The only tricky things about the proxy environment are making sure that you setup your security groups appropriately so that the proxy port can be accessed, and making sure that you use the correct health check for the load balancer (for Squid at least, TCP over the port 3128 (the default for Squid) is a good health check).

That's a Nice Package

With the environment out of the way, its time to setup the package that will be used to deploy Squid.

Squid is available on Windows via diladele. Since 99% of our systems are 64 bit, I just downloaded the 64 bit MSI. Using the same structure that I used for the Nxlog package, I packaged up the MSI and some supporting scripts, making sure to version the package appropriately. Consistent versioning is important, so I use the same versioning strategy that I use for our software components. Include a SharedAssemblyInfo file and then mutate that file via some common versioning Powershell functions.

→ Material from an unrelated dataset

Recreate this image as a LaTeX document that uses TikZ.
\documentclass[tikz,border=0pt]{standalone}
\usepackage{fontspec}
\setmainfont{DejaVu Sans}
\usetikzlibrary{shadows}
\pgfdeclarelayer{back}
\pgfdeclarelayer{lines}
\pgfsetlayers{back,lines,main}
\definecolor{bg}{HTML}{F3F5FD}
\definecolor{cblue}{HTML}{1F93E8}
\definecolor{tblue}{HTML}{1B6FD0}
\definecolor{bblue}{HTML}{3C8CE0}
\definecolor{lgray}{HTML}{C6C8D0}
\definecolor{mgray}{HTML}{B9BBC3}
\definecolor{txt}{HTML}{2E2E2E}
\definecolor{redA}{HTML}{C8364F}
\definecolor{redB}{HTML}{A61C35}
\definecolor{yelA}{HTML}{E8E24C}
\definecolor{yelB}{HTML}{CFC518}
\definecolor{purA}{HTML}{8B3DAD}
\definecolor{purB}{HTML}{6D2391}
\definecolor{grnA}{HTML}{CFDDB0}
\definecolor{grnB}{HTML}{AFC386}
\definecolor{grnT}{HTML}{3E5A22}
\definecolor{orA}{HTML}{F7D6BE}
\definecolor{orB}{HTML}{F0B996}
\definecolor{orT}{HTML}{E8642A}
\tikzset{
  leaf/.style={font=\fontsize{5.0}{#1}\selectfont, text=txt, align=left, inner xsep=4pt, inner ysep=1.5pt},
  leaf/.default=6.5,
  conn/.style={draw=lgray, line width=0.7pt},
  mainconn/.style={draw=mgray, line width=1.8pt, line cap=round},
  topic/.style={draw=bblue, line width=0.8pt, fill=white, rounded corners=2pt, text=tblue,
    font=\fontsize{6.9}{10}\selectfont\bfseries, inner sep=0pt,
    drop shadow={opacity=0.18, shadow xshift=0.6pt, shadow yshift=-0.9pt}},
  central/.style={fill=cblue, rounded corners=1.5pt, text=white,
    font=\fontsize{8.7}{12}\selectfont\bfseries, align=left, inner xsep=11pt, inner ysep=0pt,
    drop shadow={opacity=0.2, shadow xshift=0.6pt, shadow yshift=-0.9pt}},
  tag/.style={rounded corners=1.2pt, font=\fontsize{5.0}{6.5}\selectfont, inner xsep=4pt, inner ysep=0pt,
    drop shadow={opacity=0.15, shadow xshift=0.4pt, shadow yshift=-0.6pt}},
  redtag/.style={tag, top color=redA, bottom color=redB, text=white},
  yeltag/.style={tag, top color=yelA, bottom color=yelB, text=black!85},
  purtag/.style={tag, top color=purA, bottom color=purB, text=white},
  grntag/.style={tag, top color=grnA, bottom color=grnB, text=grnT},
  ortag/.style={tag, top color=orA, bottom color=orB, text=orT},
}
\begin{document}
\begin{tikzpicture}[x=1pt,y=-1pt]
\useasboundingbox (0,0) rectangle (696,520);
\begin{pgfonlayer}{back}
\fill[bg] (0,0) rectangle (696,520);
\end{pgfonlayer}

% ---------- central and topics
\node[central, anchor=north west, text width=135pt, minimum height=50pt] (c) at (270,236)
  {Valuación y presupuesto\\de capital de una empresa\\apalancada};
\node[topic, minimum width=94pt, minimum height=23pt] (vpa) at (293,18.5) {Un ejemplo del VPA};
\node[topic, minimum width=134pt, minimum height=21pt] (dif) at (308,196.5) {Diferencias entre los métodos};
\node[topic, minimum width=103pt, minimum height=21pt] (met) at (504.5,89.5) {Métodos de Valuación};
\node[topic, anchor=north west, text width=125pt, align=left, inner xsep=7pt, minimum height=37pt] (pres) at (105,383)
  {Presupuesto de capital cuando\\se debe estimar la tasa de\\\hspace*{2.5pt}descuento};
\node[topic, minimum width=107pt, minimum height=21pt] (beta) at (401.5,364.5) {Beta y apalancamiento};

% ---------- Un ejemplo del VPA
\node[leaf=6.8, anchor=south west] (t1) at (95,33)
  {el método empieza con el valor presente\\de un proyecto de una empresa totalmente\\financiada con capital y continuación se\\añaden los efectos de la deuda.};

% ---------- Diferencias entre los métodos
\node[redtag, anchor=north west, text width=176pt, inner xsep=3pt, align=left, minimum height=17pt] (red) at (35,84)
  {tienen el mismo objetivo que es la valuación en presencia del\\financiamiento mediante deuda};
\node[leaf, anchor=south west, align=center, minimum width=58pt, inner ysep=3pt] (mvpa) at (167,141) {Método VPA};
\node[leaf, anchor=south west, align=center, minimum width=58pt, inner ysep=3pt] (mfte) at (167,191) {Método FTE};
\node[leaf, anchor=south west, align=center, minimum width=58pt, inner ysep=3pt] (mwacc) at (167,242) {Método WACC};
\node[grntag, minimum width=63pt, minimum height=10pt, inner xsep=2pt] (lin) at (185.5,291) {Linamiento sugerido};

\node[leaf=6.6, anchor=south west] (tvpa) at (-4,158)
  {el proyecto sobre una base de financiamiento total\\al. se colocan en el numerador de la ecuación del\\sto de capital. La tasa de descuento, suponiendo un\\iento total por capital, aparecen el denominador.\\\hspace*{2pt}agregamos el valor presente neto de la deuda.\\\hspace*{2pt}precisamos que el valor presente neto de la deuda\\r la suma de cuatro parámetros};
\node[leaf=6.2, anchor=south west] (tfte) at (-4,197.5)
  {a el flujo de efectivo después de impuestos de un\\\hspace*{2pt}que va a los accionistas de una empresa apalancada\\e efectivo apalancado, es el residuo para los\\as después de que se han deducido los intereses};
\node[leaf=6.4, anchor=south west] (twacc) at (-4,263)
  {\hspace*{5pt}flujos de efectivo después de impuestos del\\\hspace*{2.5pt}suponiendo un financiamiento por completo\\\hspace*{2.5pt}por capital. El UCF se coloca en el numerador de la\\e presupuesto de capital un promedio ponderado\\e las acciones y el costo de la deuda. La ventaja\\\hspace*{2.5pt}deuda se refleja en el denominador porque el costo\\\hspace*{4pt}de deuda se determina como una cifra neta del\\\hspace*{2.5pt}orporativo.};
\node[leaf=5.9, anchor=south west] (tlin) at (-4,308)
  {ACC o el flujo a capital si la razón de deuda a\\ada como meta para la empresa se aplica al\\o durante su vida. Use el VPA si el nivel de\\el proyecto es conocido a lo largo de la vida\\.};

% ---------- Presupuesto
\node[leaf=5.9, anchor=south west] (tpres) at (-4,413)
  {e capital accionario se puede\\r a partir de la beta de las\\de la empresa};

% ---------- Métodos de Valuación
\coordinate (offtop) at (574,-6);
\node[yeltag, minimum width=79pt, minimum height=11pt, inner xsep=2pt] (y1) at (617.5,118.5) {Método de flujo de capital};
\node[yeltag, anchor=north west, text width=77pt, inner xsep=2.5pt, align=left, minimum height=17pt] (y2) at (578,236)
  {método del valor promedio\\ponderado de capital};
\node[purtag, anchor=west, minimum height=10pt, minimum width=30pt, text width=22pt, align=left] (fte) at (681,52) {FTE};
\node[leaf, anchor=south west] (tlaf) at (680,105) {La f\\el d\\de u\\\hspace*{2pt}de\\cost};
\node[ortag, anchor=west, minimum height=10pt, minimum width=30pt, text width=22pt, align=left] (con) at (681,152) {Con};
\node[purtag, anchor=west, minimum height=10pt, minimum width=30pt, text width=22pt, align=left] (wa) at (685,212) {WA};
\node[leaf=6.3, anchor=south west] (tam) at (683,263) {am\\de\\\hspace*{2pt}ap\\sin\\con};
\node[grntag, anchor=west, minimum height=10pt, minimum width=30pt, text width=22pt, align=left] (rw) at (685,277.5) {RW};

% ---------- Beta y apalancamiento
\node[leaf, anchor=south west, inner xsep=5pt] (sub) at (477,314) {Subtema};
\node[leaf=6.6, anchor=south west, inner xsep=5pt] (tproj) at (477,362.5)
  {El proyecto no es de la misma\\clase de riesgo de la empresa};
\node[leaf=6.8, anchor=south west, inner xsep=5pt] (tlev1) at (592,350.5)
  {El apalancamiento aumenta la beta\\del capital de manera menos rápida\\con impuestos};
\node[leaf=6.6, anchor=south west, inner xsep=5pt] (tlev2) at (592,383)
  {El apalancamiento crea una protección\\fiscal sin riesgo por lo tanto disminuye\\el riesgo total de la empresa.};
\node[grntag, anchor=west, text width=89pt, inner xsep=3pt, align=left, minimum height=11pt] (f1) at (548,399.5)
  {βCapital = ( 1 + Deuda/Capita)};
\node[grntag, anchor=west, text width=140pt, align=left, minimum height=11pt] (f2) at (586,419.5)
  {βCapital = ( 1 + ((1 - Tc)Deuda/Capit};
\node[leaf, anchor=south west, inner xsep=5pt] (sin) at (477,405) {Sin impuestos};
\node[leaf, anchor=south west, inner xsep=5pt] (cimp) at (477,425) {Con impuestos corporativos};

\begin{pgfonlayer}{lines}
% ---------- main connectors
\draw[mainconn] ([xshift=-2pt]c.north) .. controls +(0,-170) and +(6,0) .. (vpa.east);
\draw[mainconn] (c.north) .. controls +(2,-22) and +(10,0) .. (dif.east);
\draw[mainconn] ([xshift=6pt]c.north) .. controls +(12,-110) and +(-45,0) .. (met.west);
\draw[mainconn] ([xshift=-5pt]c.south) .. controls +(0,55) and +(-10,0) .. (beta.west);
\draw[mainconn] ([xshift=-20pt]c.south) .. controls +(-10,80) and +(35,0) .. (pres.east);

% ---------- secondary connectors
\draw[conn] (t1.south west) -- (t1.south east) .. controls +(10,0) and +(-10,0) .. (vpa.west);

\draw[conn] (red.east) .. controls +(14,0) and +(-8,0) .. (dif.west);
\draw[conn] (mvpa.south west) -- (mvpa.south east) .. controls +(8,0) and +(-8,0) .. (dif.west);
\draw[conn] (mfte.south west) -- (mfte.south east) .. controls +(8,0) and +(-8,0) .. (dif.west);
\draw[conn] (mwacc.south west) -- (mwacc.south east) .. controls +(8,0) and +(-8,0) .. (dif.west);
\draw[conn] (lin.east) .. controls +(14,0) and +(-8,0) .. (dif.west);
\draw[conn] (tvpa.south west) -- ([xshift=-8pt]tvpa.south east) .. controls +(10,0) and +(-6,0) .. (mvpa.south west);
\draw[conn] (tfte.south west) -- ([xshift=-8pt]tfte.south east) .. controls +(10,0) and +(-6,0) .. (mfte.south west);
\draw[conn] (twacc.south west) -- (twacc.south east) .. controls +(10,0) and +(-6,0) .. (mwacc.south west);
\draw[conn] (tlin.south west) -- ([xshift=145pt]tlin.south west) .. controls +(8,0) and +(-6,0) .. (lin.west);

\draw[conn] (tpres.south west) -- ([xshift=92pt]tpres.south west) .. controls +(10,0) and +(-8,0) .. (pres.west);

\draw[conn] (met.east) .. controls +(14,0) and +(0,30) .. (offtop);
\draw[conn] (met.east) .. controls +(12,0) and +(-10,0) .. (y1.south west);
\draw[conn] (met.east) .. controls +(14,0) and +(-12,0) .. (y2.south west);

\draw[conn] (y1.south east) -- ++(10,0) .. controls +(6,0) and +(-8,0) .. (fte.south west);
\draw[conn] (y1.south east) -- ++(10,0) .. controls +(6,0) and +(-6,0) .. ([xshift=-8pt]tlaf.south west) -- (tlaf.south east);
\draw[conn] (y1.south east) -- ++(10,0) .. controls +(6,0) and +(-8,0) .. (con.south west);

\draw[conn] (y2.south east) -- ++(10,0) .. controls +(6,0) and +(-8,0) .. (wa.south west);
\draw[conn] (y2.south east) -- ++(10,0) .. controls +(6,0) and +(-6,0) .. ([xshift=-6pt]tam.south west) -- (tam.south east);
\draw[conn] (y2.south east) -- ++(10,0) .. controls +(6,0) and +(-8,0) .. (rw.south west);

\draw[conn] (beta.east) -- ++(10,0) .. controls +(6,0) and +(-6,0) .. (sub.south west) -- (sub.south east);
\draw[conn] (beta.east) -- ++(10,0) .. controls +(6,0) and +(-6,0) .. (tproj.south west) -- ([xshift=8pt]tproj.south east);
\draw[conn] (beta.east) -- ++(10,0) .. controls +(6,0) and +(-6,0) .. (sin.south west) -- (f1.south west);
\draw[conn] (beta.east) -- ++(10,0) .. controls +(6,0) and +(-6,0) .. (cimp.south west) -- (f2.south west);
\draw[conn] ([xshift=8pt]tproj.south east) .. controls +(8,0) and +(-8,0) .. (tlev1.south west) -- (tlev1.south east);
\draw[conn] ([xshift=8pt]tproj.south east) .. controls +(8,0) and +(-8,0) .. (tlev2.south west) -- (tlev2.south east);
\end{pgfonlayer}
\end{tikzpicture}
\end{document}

Apart from installation of Squid itself, I also included the ability to deploy a custom configuration file. The main reason I did this was so that I could replicate out current Squid proxy config exactly, because I’m sure it does things that have been built up over the last few years that I don’t understand. I did this in a similar way to how I did config deployment for Nxlog and Logstash. Essentially a set of configuration files are included in the Nuget package and then the correct one is chosen at deployment time based on some configuration within Octopus.

I honestly don’t remember if I had any issues with creating the Squid proxy package, but I’m sure if I had of, they would be fresh in my mind. MSI’s are easy to install silently with MSIEXEC once you know the arguments, and the Squid installer for Windows is pretty reliable. I really do think it was straightforward, especially considering that I was following the same pattern that I’d used to install an MSI via Octopus previously.

Delivering the Package

This is standard Octopus territory. Create a project to represent the deployable component, target it appropriately at machines in roles and then deploy to environments. Part of the build script that is responsible for putting together the package above can also automatically deploy it via Octopus to an environment of your choice.

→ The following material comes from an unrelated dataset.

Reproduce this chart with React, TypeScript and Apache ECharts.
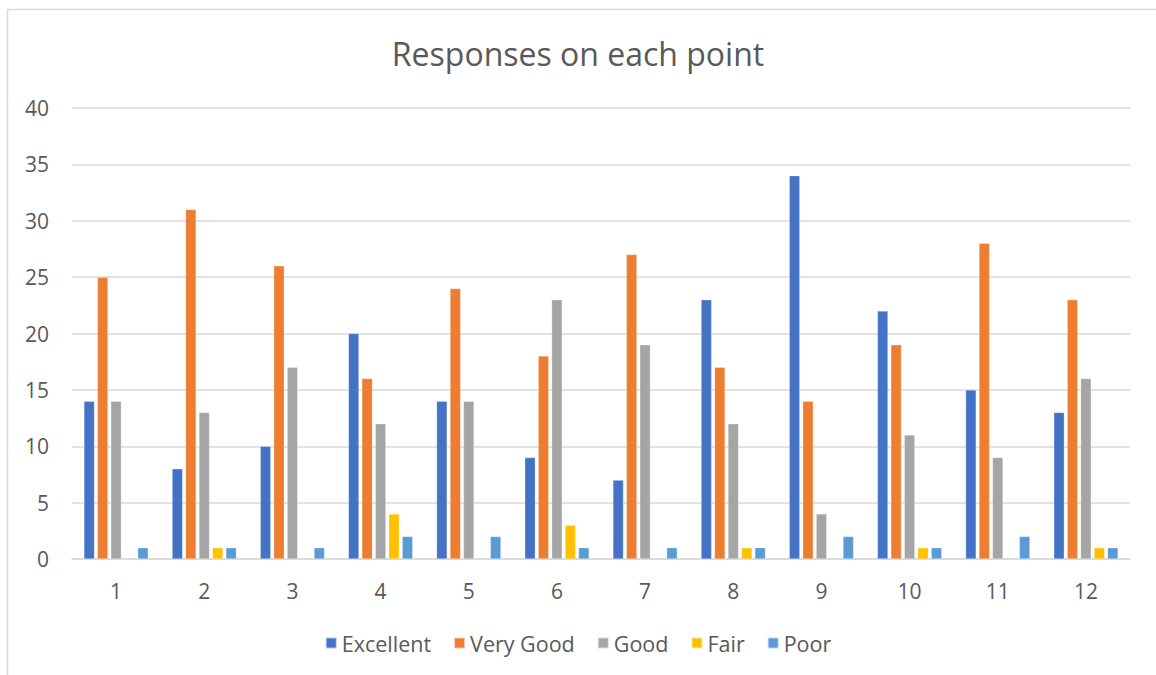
import React, { useEffect, useRef } from "react";
import * as echarts from "echarts";

const categories = ["1", "2", "3", "4", "5", "6", "7", "8", "9", "10", "11", "12"];
const excellent = [14, 8, 10, 20, 14, 9, 7, 23, 34, 22, 15, 13];
const veryGood = [25, 31, 26, 16, 24, 18, 27, 17, 14, 19, 28, 23];
const good = [14, 13, 17, 12, 14, 23, 19, 12, 4, 11, 9, 16];
const fair = [null, 1, null, 4, null, 3, null, 1, null, 1, null, 1];
const poor = [1, 1, 1, 2, 2, 1, 1, 1, 2, 1, 2, 1];

const seriesNames = ["Excellent", "Very Good", "Good", "Fair", "Poor"];
const seriesData = [excellent, veryGood, good, fair, poor];
const colors = ["#4472C4", "#ED7D31", "#A5A5A5", "#FFC000", "#5B9BD5"];

export default function App() {
  const ref = useRef<HTMLDivElement>(null);
  useEffect(() => {
    if (!ref.current) return;
    const chart = echarts.init(ref.current, null, { renderer: "svg" });
    const font = "'Open Sans', 'Noto Sans', sans-serif";
    chart.setOption({
      animation: false,
      backgroundColor: "#ffffff",
      color: colors,
      title: {
        text: "Responses on each point",
        left: "center",
        top: 32,
        textStyle: { color: "#595959", fontSize: 32, fontWeight: "normal", fontFamily: font },
      },
      graphic: [
        {
          type: "rect",
          shape: { x: 7.5, y: 9.5, width: 1170, height: 700 },
          style: { fill: "none", stroke: "#d9d9d9", lineWidth: 1.5 },
          silent: true,
        },
      ],
      legend: {
        top: 627,
        left: "center",
        itemWidth: 11,
        itemHeight: 11,
        itemGap: 22,
        icon: "rect",
        textStyle: { color: "#595959", fontSize: 21.5, fontFamily: font },
        data: seriesNames,
      },
      grid: { left: 72, right: 26, top: 108, bottom: 116, containLabel: false },
      xAxis: {
        type: "category",
        data: categories,
        axisLine: { lineStyle: { color: "#d9d9d9", width: 1.5 } },
        axisTick: { show: false },
        axisLabel: { color: "#595959", fontSize: 21, margin: 21, fontFamily: font },
      },
      yAxis: {
        type: "value",
        min: 0,
        max: 40,
        interval: 5,
        axisLine: { show: false },
        axisTick: { show: false },
        splitLine: { lineStyle: { color: "#d9d9d9", width: 1.5 } },
        axisLabel: { color: "#595959", fontSize: 21, margin: 23, fontFamily: font },
      },
      series: seriesNames.map((name, i) => ({
        name,
        type: "bar",
        data: seriesData[i],
        barGap: "27%",
        barCategoryGap: "27%",
        itemStyle: { color: colors[i], borderColor: "rgba(255,255,255,0.6)", borderWidth: 0.5 },
      })),
    });
    return () => chart.dispose();
  }, []);
  return (
    <div
      ref={ref}
      style={{ position: "fixed", left: 0, top: 0, width: 1156, height: 675 }}
    />
  );
}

In TeamCity, we typically do an automatic deploy to CI on every checkin (gated by passing tests), but for this project I had to hold off. We’re actually running low on Build Configurations right now (I’ve already put in a request for more, but the wheels of bureaucracy move pretty slow), so I skipped out on setting one up for the Squid proxy. Once we get some more available configurations I’ll rectify that situation.

Who Could Forget Logs?

The final step in deploying and maintaining anything is to make sure that the logs from the component are being aggregated correctly, so that you don’t have to go the machine/s in question to see what's going on and you have a nice pile of data to do analysis on later. Space is cheap after all, so you might as well store everything, all the time (except media).

Squid features a nice Access log with a well known format, which is perfect for this sort of log processing and aggregation.

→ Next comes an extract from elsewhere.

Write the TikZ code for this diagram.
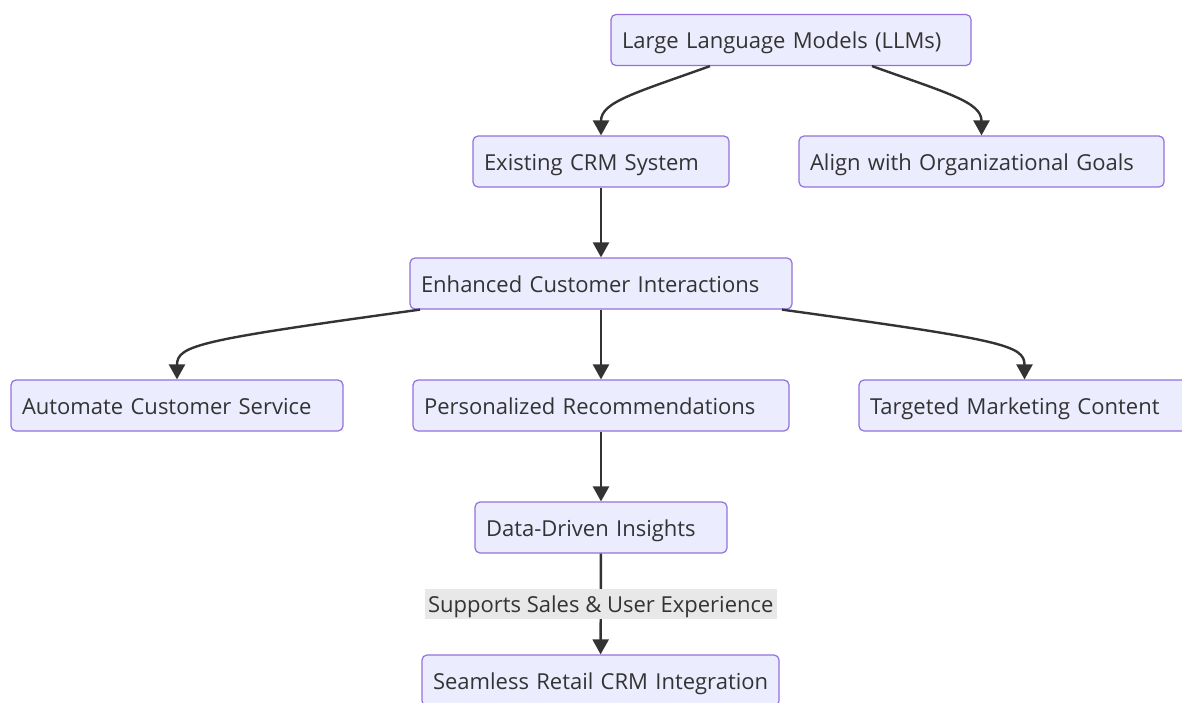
\documentclass[tikz,border=0pt]{standalone}
\usepackage{fontspec}
\setmainfont{Open Sans}
\usetikzlibrary{arrows.meta}
\definecolor{boxfill}{HTML}{ECECFF}
\definecolor{boxline}{HTML}{9370DB}
\definecolor{ink}{HTML}{333333}
\definecolor{lblbg}{HTML}{E8E8E8}
\tikzset{
  box/.style={draw=boxline, fill=boxfill, rounded corners=5pt, line width=1.2pt,
    minimum height=51pt, inner xsep=11pt, inner ysep=0pt, align=left, text=ink,
    text height=19pt, text depth=1.5pt,
    font=\fontsize{22}{26}\selectfont},
  arr/.style={draw=ink, line width=2.4pt, -{Triangle[width=16pt,length=15pt]}},
  lbl/.style={fill=lblbg, text=ink, inner sep=0pt, minimum width=352pt,
    minimum height=30pt, text height=19pt, text depth=1.5pt,
    font=\fontsize{22}{26}\selectfont}
}
\begin{document}
\begin{tikzpicture}[x=1pt,y=-1pt]
\useasboundingbox (0,0) rectangle (1182,702);

% nodes
\node[box, text width=338pt] (llm)  at (791,40)     {Large Language Models (LLMs)};
\node[box, text width=234pt] (crm)  at (601,161.5)  {Existing CRM System};
\node[box, text width=343pt] (goal) at (981.5,161.5){Align with Organizational Goals};
\node[box, text width=360pt] (enh)  at (601,283.5)  {Enhanced Customer Interactions};
\node[box, text width=310pt] (auto) at (177,405.5)  {Automate Customer Service};
\node[box, text width=354pt] (pers) at (601,405.5)  {Personalized Recommendations};
\node[box, text width=309pt] (mkt)  at (1024.5,405.5){Targeted Marketing Content};
\node[box, text width=230pt] (data) at (601,527.5)  {Data-Driven Insights};
\node[box, text width=335pt] (seam) at (600.5,680.5){\mbox{Seamless Retail CRM Integration}};

% connectors
\draw[arr] ([xshift=-81pt]llm.south) .. controls (635,93) and (601,102) .. (crm.north);
\draw[arr] ([xshift=81pt]llm.south) .. controls (947,93) and (981.5,102) .. (goal.north);
\draw[arr] (crm) -- (enh);
\draw[arr] ([xshift=-181pt]enh.south) .. controls (200,340) and (177,345) .. (auto.north);
\draw[arr] (enh) -- (pers);
\draw[arr] ([xshift=181pt]enh.south) .. controls (1002,340) and (1024.5,345) .. (mkt.north);
\draw[arr] (pers) -- (data);
\draw[arr] (data) -- node[lbl] {Supports Sales \& User Experience} (seam);
\end{tikzpicture}
\end{document}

Again, using the same sort of approach that I’ve used for other components, I quickly knocked up a logstash config for parsing the log file and deployed it (and Logstash) to the same machines as the Squid proxy installations. I’ll include that config here, because it lives in a different repository to the rest of the Squid stuff (it would live in the Solavirum.Logging.Logstash repo, if I updated it).

input {
    file {
        path => "@@SQUID_LOGS_DIRECTORY/access.log"
        type => "squid"
        start_position => "beginning"
        sincedb_path => "@@SQUID_LOGS_DIRECTORY/.sincedb"
    }
}

filter {
    if [type] == "squid" {
        grok {
            match => [ "message", "%{NUMBER:timestamp}\s+%{NUMBER:TimeTaken:int} %{IPORHOST:source_ip} %{WORD:squid_code}/%{NUMBER:Status} %{NUMBER:response_bytes:int} %{WORD:Verb} %{GREEDYDATA:url} %{USERNAME:user} %{WORD:squid_peerstatus}/(%{IPORHOST:destination_ip}|-) %{GREEDYDATA:content_type}" ]
        }
        date {
            match => [ "timestamp", "UNIX" ]
            remove_field => [ "timestamp" ]
        }
    }
     
    mutate {
        add_field => { "SourceModuleName" => "%{type}" }
        add_field => { "Environment" => "@@ENVIRONMENT" }
        add_field => { "Application" => "SquidProxy" }
        convert => [ "Status", "string" ]
    }
    
    # This last common mutate deals with the situation where Logstash was creating a custom type (and thus different mappings) in Elasticsearch
    # for every type that came through. The default "type" is logs, so we mutate to that, and the actual type is stored in SourceModuleName.
    # This is a separate step because if you try to do it with the SourceModuleName add_field it will contain the value of "logs" which is wrong.
    mutate {
        update => [ "type", "logs" ]
    }
}

output {
    tcp {
        codec => json_lines
        host => "@@LOG_SERVER_ADDRESS"
        port => 6379
    }
    
    #stdout {
    #    codec => rubydebug
    #}
}

I Can Never Think of a Good Title for the Summary

For reference purposes I’ve included the entire Squid package/environment setup code in this repository. Use as you see fit.

As far as environment setups go, this one was pretty much by the numbers. No major blockers or time wasters. It wasn’t trivial, and it still took me a few days of concentrated effort, but the issues I did have were pretty much just me making mistakes (like setting up security group rules wrong, or failing to tag instances correctly in Octopus, or failing to test the Squid install script locally before I deployed it). The slowest part is definitely waiting for the environment creation to either succeed or fail, because it can take 20+ minutes for the thing to run start to finish. I should look into making that faster somehow, as I get distracted during that 20 minutes.

Really the only reason for the lack of issues was that I’d done all of this sort of stuff before, and I tend to make my stuff reusable. It was a simple matter to plug everything together in the configuration that I needed, no need to reinvent the wheel.

Though sometimes you do need to smooth the wheel a bit when you go to use it again.